A philandering showman equally addicted to alcohol and applause, Punch longs to be discovered by a big-city talent scout. Judy, the real genius behind the string-pulling, is naïvely hoping that success will sober him up and settle him down.
“The show seems to be getting punchier all the time,” she says, worriedly. Public opinion is changing, and even the revelry of “stoning day” — a self-explanatory spectacle designed to expose witches — is being questioned. And when, unwisely, Judy leaves their baby daughter in Punch’s care for an afternoon, the savagery that follows will force her to claim sanctuary with a band of forest-dwelling outcasts while her husband sweats to cover up more than one hideous crime.

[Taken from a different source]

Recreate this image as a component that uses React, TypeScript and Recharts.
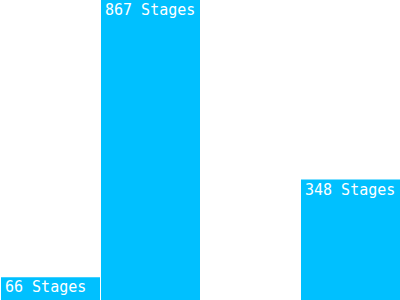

Presenting violence as a contagion and mob mentality as its superspreader, “Judy & Punch” courts equilibrium between domestic-abuse comedy and vicious morality tale. Dancing from brutal to wacky — in scenes that recall the dash and whimsy of ABC’s ditsy series “Galavant” (2015) — and from silly gallows jokes to grotesque seriousness, the movie intertwines humor and tragedy in imaginative, sometimes disturbing ways. Yet despite Mirrah’s inventiveness (in one lovely scene, Judy mimes animal shadows on the wall for her delighted daughter) and Stefan Duscio’s vividly grimy cinematography, one mood tends to wash out the other.
What’s left is a baroque pantomime, a heavy-handed satire of intolerance whose fun fades faster than the livid bruises on Judy’s face.